Look no further than Celsius (CELH 6.40%). The unstoppable beverage stock has skyrocketed 5,390% in the past five years, outpacing even a top performer like Nvidia. But shares are down a notable 25% after hitting a local peak last month.

If you're looking to energize your portfolio, you might be ready and willing to buy this beaten-down growth stock right now. Continue reading to learn if that's the right move.

Celsius' remarkable growth

The key factor propelling Celsius shares higher is undoubtedly its rapid growth. Between 2018 and 2023, revenue increased at a compound annual rate of 90%. In other words, Celsius' annual sales nearly doubled each year for half a decade. I don't know if you'd find a business expanding at an unbelievable clip like that. By marketing its energy drinks as functional beverages with health benefits, Celsius has caught on in a major way.

I can identify one major catalyst that has helped the company get to this point. And it could continue to provide a boost over the long term.

The key has been to get Celsius products into more retail sales channels, meeting consumers where they are by increasing accessibility, convenience, and exposure. Formerly rare on retail shelves, its drinks can be found in grocery stores, gas stations, fitness centers, and in many other places today.

Last year, PepsiCo (PEP 0.37%) became the company's domestic and international distribution partner. Celsius will be able to lean on the global food and beverage giant to further expand its reach.

Moreover, it can be a true game changer if a consumer brand can find major success on Amazon. The e-commerce juggernaut has billions of website visitors each month, with nearly 40% of all online shopping in the U.S. going to the site. Last year, Celsius was the top-selling energy drink on the online marketplace.

It's not reasonable to expect that near triple-digit growth rate to continue indefinitely. Indeed, Wall Street analysts believe sales will rise 42% this year followed by a 32% jump in 2025. If these forecasts come true, those are still impressive gains.

Businesses that grow this rapidly usually sacrifice profitability. That's not the case here. Celsius reported a 20% operating margin in 2023, after years of consistently losing money. Shareholders hope this positive trend will continue on the backs of better leveraging fixed costs.

Sky-high expectations

It's hard to find fault with Celsius' financial performance up to this point. However, investors should think twice before scooping up the stock. Even after its recent dip, shares trade at a forward P/E ratio of 65. I still think this is an extremely expensive valuation.
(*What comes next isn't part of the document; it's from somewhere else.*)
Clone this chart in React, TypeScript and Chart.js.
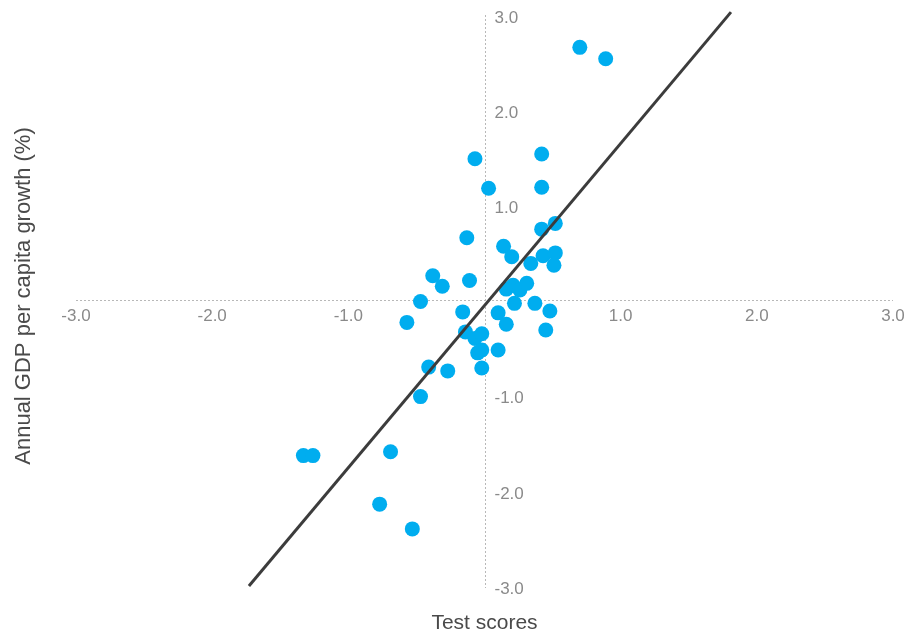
import React, { useEffect, useRef } from "react";
import { Chart, registerables } from "chart.js";

Chart.register(...registerables);

// Country observations: standardised test scores vs. annual GDP per capita growth (%)
const testScores = [
  0.70, 0.89, -0.07, 0.42, 0.03, 0.42, 0.52, 0.42, -0.13, 0.14,
  0.20, 0.34, 0.43, 0.52, 0.51, -0.38, -0.11, -0.31, -0.47, -0.57,
  -0.16, 0.21, 0.16, 0.26, 0.31, 0.22, 0.37, 0.48, 0.10, 0.16,
  -0.14, -0.07, -0.02, 0.45, -0.05, -0.02, 0.10, -0.41, -0.27, -0.02,
  -0.47, -1.33, -1.26, -0.69, -0.77, -0.53,
];
const gdpGrowth = [
  2.66, 2.54, 1.49, 1.54, 1.18, 1.19, 0.81, 0.75, 0.66, 0.57,
  0.46, 0.39, 0.47, 0.50, 0.37, 0.26, 0.21, 0.15, -0.01, -0.23,
  -0.12, 0.16, 0.12, 0.11, 0.18, -0.03, -0.03, -0.11, -0.13, -0.25,
  -0.33, -0.40, -0.35, -0.31, -0.55, -0.52, -0.52, -0.70, -0.74, -0.71,
  -1.01, -1.63, -1.63, -1.59, -2.14, -2.40,
];

// Fitted line end points
const fitX = [-1.73, 1.81];
const fitY = [-3.0, 3.03];

const xTicks = [-3, -2, -1, 1, 2, 3];
const yTicks = [3, 2, 1, -1, -2, -3];
const xTitle = "Test scores";
const yTitle = "Annual GDP per capita growth (%)";

const FONT = '"Liberation Sans", Arial, sans-serif';

const crossAxes = {
  id: "crossAxes",
  beforeDatasetsDraw(chart: any) {
    const { ctx, chartArea, scales } = chart;
    const xs = scales.x;
    const ys = scales.y;
    const x0 = Math.round(xs.getPixelForValue(0)) + 0.5;
    const y0 = Math.floor(ys.getPixelForValue(0)) + 0.5;
    ctx.save();
    ctx.strokeStyle = "#b8b8b8";
    ctx.lineWidth = 1;
    ctx.setLineDash([2, 2]);
    ctx.beginPath();
    ctx.moveTo(chartArea.left, y0);
    ctx.lineTo(chartArea.right, y0);
    ctx.moveTo(x0, chartArea.top);
    ctx.lineTo(x0, chartArea.bottom + 2);
    ctx.stroke();
    ctx.setLineDash([]);

    ctx.fillStyle = "#8a8a8a";
    ctx.font = `17px ${FONT}`;
    ctx.textAlign = "center";
    ctx.textBaseline = "middle";
    xTicks.forEach((v) => {
      ctx.fillText(v.toFixed(1), xs.getPixelForValue(v), y0 + 16);
    });
    ctx.textAlign = "left";
    yTicks.forEach((v) => {
      ctx.fillText(v.toFixed(1), x0 + 9, ys.getPixelForValue(v) + 3);
    });
    ctx.restore();
  },
  afterDraw(chart: any) {
    const { ctx, scales } = chart;
    const x0 = scales.x.getPixelForValue(0);
    ctx.save();
    ctx.fillStyle = "#4a4a4a";
    ctx.font = `21px ${FONT}`;
    ctx.textAlign = "center";
    ctx.textBaseline = "middle";
    ctx.fillText(xTitle, x0, 623);
    ctx.font = `22px ${FONT}`;
    ctx.translate(24, 296);
    ctx.rotate(-Math.PI / 2);
    ctx.fillText(yTitle, 0, 0);
    ctx.restore();
  },
};

export default function App() {
  const canvasRef = useRef<HTMLCanvasElement | null>(null);

  useEffect(() => {
    if (!canvasRef.current) return;
    const chart = new Chart(canvasRef.current, {
      type: "scatter",
      data: {
        datasets: [
          {
            type: "line",
            label: "Fit",
            data: fitX.map((x, i) => ({ x, y: fitY[i] })),
            borderColor: "#3c3c3c",
            borderWidth: 3,
            pointRadius: 0,
            fill: false,
            clip: false,
            order: 0,
          } as any,
          {
            type: "scatter",
            label: "Countries",
            data: testScores.map((x, i) => ({ x, y: gdpGrowth[i] })),
            backgroundColor: "#00adef",
            borderWidth: 0,
            pointRadius: 7.5,
            pointHoverRadius: 7.5,
            order: 1,
          },
        ],
      },
      options: {
        animation: false,
        responsive: false,
        maintainAspectRatio: false,
        layout: { padding: { left: 76, right: 11, top: 15, bottom: 49 } },
        plugins: {
          legend: { display: false },
          tooltip: { enabled: false },
        },
        scales: {
          x: { type: "linear", min: -3, max: 3, display: false },
          y: { type: "linear", min: -3, max: 3, display: false },
        },
      },
      plugins: [crossAxes],
    });
    return () => chart.destroy();
  }, []);

  return (
    <div style={{ position: "fixed", left: 0, top: 0, width: 904, height: 635, background: "#fff" }}>
      <canvas ref={canvasRef} width={904} height={635} style={{ width: 904, height: 635 }} />
    </div>
  );
}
The market fully appreciates Celsius and what it has accomplished thus far. Therefore, the stock is priced for perfection with no margin of safety. When expectations are this high, suggesting that the business can do no wrong, it adds sizable downside risk to the equation. Even if Celsius were to miss Wall Street's revenue estimates by a tiny amount, shares would likely tank.

This points to the fact that it's always better to buy a business when expectations are tempered somewhat. Celsius has the opposite situation. Therefore, I believe the valuation is going to come down considerably over time, creating a powerful headwind for investors seeking market-beating returns.

There's also a lot of uncertainty around Celsius' durability. Consumer tastes are notoriously fickle, health fads come and go, and there are no barriers to entry for new rivals who want to enter the energy drink market. I'll gladly pass on this pricey stock until there's a drastically milder valuation and clearer long-term certainty.